Bali
By Monet Fort.
May 19, 2011
We are staying in an opulent luxury resort with winding pools and drinks in coconuts served by saronged young men. We are on the beach. Our beds have white tasseled scarves overhanging. We are in a bubble. This is not Bali. This is Bali giving the westerner what he demands.
Yesterday, we stepped outside the bubble.
We joined a bike tour. After a lovely breakfast overlooking the mountains, we were driven to our bikes set alongside the farmer’s fields. We mounted and peddled through villages, shrines, rice fields. In traditional regions of Bali, families live in homes called compounds. The compounds appear as temples to a westerner. Beautiful, statues, shrines, stone carvings, all mingled with the bedroom, the kitchen, the garden. The extended family lives here: Grandparents, parents, children. When a man marries, his wife joins the compound. If a family has only daughters, a husband will come to join her compound instead. When people die they are buried for 5 years, then exhumed and cremated. The remains are placed in a coconut and sent out to sea.
Everything has a shrine. Little banana leaf square bowls are shaped and filled with food and flowers for the spirits. There are so many, you see them scattered and trampled on like litter in the street. Every home, every car, every stairway has a little offering placed for it. Large Banyan trees are believed to house spirits-they are wrapped in sarongs to honor the spirit. Statues, likewise. Little fabric sarongs in black and white checkers to represent yin and yang.
All this on the bike tour. Then through rice fields. What was wrong with me? I was hot and tired. I felt like such a pussy. I wanted it to be over! I’m riding a bike through real Bali! What’s wrong with me? Then finally I get to the end and they tell me I’ve ridden 15 miles. And I look at the sun burns on my hands and back, and I feel like less of a pussy. But only a little. There were entire families in those fields walking with their hooked knives, sowing and plowing by hand in the heat all day, and taking time to offer food and flowers every few yards to whatever spirits would accept them. Shrines everywhere. All day in the field, working and smiling and waving at the girl on the bike and making offerings.

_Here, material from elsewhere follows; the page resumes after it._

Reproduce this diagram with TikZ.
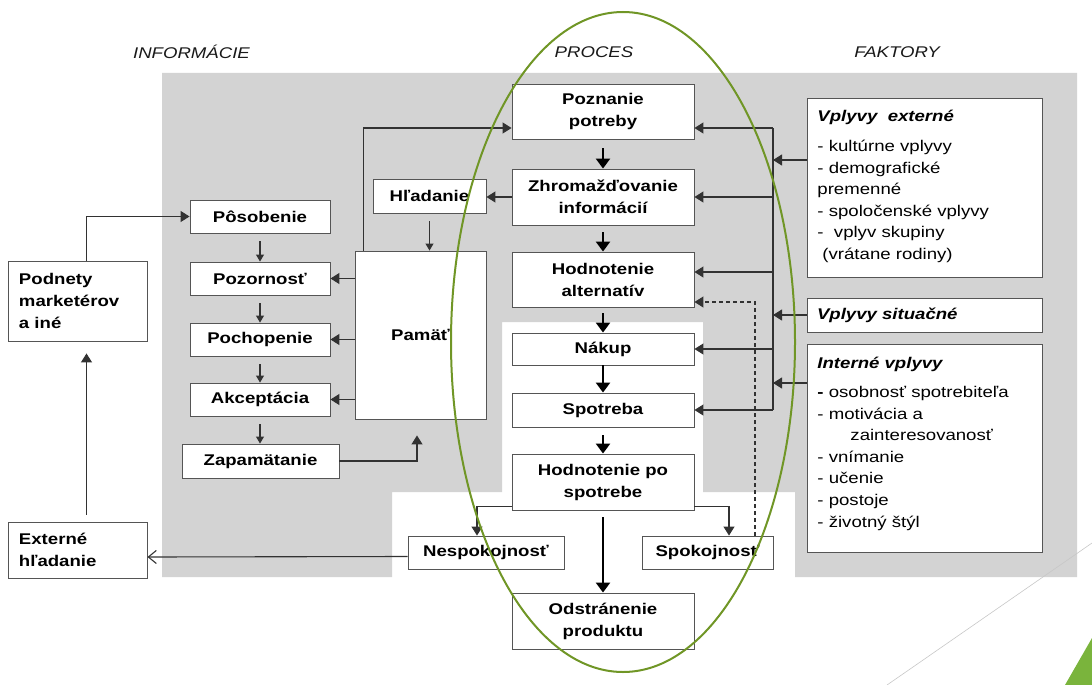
\documentclass[tikz,border=0pt]{standalone}
\usepackage{fontspec}
\setmainfont{Liberation Sans}[FakeStretch=1.2]
\usetikzlibrary{arrows.meta}

\definecolor{panelgray}{RGB}{211,211,211}
\definecolor{linegray}{RGB}{50,50,50}
\definecolor{boxline}{RGB}{85,85,85}
\definecolor{ringgreen}{RGB}{112,150,38}
\definecolor{slidegreen}{RGB}{122,180,60}

\begin{document}
\begin{tikzpicture}[x=1pt, y=-1pt,
  stagebox/.style={draw=boxline, fill=white, line width=0.9pt, inner sep=0pt, align=center,
    font=\fontsize{15.5}{22}\selectfont\bfseries},
  factorbox/.style={draw=boxline, fill=white, line width=0.9pt, inner sep=0pt},
  conn/.style={draw=linegray, line width=1.1pt},
  arr/.style={conn, -{Triangle[width=11pt,length=9pt]}},
  sarr/.style={conn, -{Triangle[width=8pt,length=7pt]}},
  parr/.style={draw=black, line width=2.6pt, -{Triangle[width=14pt,length=10pt]}},
  oarr/.style={conn, -{Straight Barb[width=13pt,length=8pt]}},
  colhead/.style={font=\fontsize{15.5}{20}\selectfont\itshape, text=black!90},
]
  \useasboundingbox (0,0) rectangle (1092,685);

  % -------- background panel --------
  \fill[panelgray] (162,73) -- (1077,73) -- (1077,577) -- (795,577) -- (795,492)
    -- (703,492) -- (703,322) -- (502,322) -- (502,492) -- (392,492)
    -- (392,577) -- (162,577) -- cycle;

  % -------- column heads --------
  \node[colhead] (hinfo) at (191.5,52) {INFORMÁCIE};
  \node[colhead] (hproc) at (594,52) {PROCES};
  \node[colhead] (hfakt) at (897,52) {FAKTORY};

  % -------- left: stimuli --------
  \node[stagebox, align=left, text width=117pt, inner xsep=11pt, minimum height=80pt] (podnety)
    at (77.5,301) {Podnety\\marketérov\\a iné};
  \node[stagebox, align=left, text width=117pt, inner xsep=11pt, minimum height=56pt] (externe)
    at (77.5,550) {Externé\\hľadanie};

  % -------- information processing --------
  \node[stagebox, minimum width=140pt, minimum height=33pt] (posobenie) at (260,216.5) {Pôsobenie};
  \node[stagebox, minimum width=140pt, minimum height=33pt] (pozornost) at (260,278.5) {Pozornosť};
  \node[stagebox, minimum width=140pt, minimum height=33pt] (pochopenie) at (260,339.5) {Pochopenie};
  \node[stagebox, minimum width=140pt, minimum height=33pt] (akceptacia) at (260,399.5) {Akceptácia};
  \node[stagebox, minimum width=157pt, minimum height=34pt] (zapamatanie) at (260.5,461) {Zapamätanie};
  \node[stagebox, minimum width=113pt, minimum height=34pt] (hladanie) at (429.5,196) {Hľadanie};
  \node[stagebox, minimum width=131pt, minimum height=168pt] (pamat) at (420.5,335) {Pamäť};

  % -------- process --------
  \node[stagebox, minimum width=182pt, minimum height=55pt] (poznanie) at (603,111.5) {Poznanie\\potreby};
  \node[stagebox, minimum width=182pt, minimum height=56pt] (zhrom) at (603,197) {Zhromažďovanie\\informácií};
  \node[stagebox, minimum width=182pt, minimum height=55pt] (hodalt) at (603,279.5) {Hodnotenie\\alternatív};
  \node[stagebox, minimum width=182pt, minimum height=32pt] (nakup) at (603,349) {Nákup};
  \node[stagebox, minimum width=182pt, minimum height=34pt] (spotreba) at (603,410) {Spotreba};
  \node[stagebox, minimum width=182pt, minimum height=56pt] (hodpo) at (603,482) {Hodnotenie po\\spotrebe};
  \node[stagebox, minimum width=182pt, minimum height=56pt] (odstran) at (603,621) {Odstránenie\\produktu};
  \node[stagebox, minimum width=156pt, minimum height=33pt] (nespok) at (486,552.5) {Nespokojnosť};
  \node[stagebox, minimum width=131pt, minimum height=33pt] (spok) at (707.5,552.5) {Spokojnosť};

  % -------- factors --------
  \node[factorbox, inner xsep=10pt, anchor=north west] (vext) at (807,98) {%
    \begin{minipage}[c][179pt][t]{215pt}
      \raggedright\fontsize{15.5}{21.6}\selectfont\mdseries
      \vspace*{12pt}
      {\bfseries\itshape Vplyvy\ \ externé}\\[8pt]
      - kultúrne vplyvy\\
      - demografické\\
      premenné\\
      - spoločenské vplyvy\\
      -\ \ vplyv skupiny\\
      \hspace*{5pt}(vrátane rodiny)
    \end{minipage}};
  \node[factorbox, align=left, text width=215pt, inner xsep=10pt, minimum height=34pt,
    font=\fontsize{15.5}{21.6}\selectfont\bfseries\itshape] (vsit) at (924.5,315) {Vplyvy situačné};
  \node[factorbox, inner xsep=10pt, anchor=north west] (vint) at (807,344) {%
    \begin{minipage}[c][208pt][t]{215pt}
      \raggedright\fontsize{15.5}{21.6}\selectfont\mdseries
      \vspace*{13pt}
      {\bfseries\itshape Interné vplyvy}\\[7pt]
      {\bfseries -} osobnosť spotrebiteľa\\
      - motivácia a\\
      \hspace*{33pt}zainteresovanosť\\
      - vnímanie\\
      - učenie\\
      - postoje\\
      - životný štýl
    \end{minipage}};

  % -------- connectors: information --------
  \draw[arr] ([xshift=9pt]podnety.north) |- (posobenie.west);
  \draw[arr] ([xshift=9pt,yshift=7pt]externe.north) -- ([xshift=9pt,yshift=-12pt]podnety.south);
  \foreach \a/\b in {posobenie/pozornost, pozornost/pochopenie, pochopenie/akceptacia, akceptacia/zapamatanie}
    \draw[sarr] ([yshift=-8pt]\a.south) -- (\a.south |- \b.north);
  \draw[sarr] ([yshift=-8pt]hladanie.south) -- (hladanie.south |- pamat.north);
  \foreach \t in {pozornost, pochopenie, akceptacia}
    \draw[arr] (pamat.west |- \t.east) -- (\t.east);
  \draw[arr] ([xshift=9pt]pamat.north west) |- ([yshift=-16.5pt]poznanie.west);
  \draw[arr] (zapamatanie.east) -| ([xshift=-3.5pt,yshift=-16pt]pamat.south);
  \draw[arr] (zhrom.west) -- (zhrom.west -| hladanie.east);

  % -------- connectors: process --------
  \foreach \a/\b/\g in {poznanie/zhrom/9, zhrom/hodalt/7, hodalt/nakup/6, nakup/spotreba/0, spotreba/hodpo/8, hodpo/odstran/7}
    \draw[parr] ([yshift=-\g pt]\a.south) -- (\b.north);
  \draw[arr] ([yshift=4pt]hodpo.south west) -| ([xshift=-9pt]nespok.north);
  \draw[arr] ([yshift=4pt]hodpo.south east) -| ([xshift=21.5pt]spok.north);
  \draw[arr, dash pattern=on 4pt off 3pt] ([xshift=47.5pt]spok.north) |- ([yshift=-22.5pt]hodalt.east);
  \draw[oarr] ([yshift=-4pt]nespok.west) -- ([yshift=-7pt]externe.east);

  % -------- connectors: factors --------
  \coordinate (bustop) at (773,128);
  \coordinate (busbot) at (773,410);
  \coordinate (altin) at ([yshift=7.5pt]hodalt.east);
  \coordinate (extin) at ([yshift=-62pt]vext.north west);
  \coordinate (intin) at ([yshift=-39pt]vint.north west);
  \draw[conn] (bustop) -- (busbot);
  \draw[arr] (bustop) -- ([yshift=-16.5pt]poznanie.east);
  \draw[arr] (bustop |- zhrom.east) -- (zhrom.east);
  \draw[arr] (bustop |- altin) -- (altin);
  \draw[arr] (bustop |- nakup.east) -- (nakup.east);
  \draw[arr] (busbot) -- (spotreba.east);
  \draw[arr] (extin) -- (extin -| bustop);
  \draw[arr] (vsit.west) -- (vsit.west -| bustop);
  \draw[arr] (intin) -- (intin -| bustop);

  % -------- process ring --------
  \draw[ringgreen, line width=2pt] (623,342) ellipse [x radius=172pt, y radius=330pt];

  % -------- slide corner --------
  \draw[black!22, line width=0.6pt] (1092,543) -- (887,685);
  \fill[slidegreen] (1065,685) -- (1092,638) -- (1092,685) -- cycle;
\end{tikzpicture}
\end{document}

Beautiful. Difficult. More beautiful because it is difficult. These people are exquisite.
At the end of the tour, our tour guide took all 15 of us to his home. We sat in his garden, lush with banana trees and flowers, and ate amazing food his wife prepared. We drank local bear and talked to him about travel lust. Then he took us around town, shopping with local artisans, wood carvers and silver smiths.
Today I was a tourist. I walked on the beach, I lay by the pool, and I ordered piña coladas in coconut shells. I might be a little drunk while I write this. But it is my last night in Bali.
I am in love with Bali. Don’t forget me, Rama-Sita. My heaven is to be a spirit wandering the world, and maybe if not in the flesh, I can come back again like that, and fly over those rice paddies enjoying your offerings.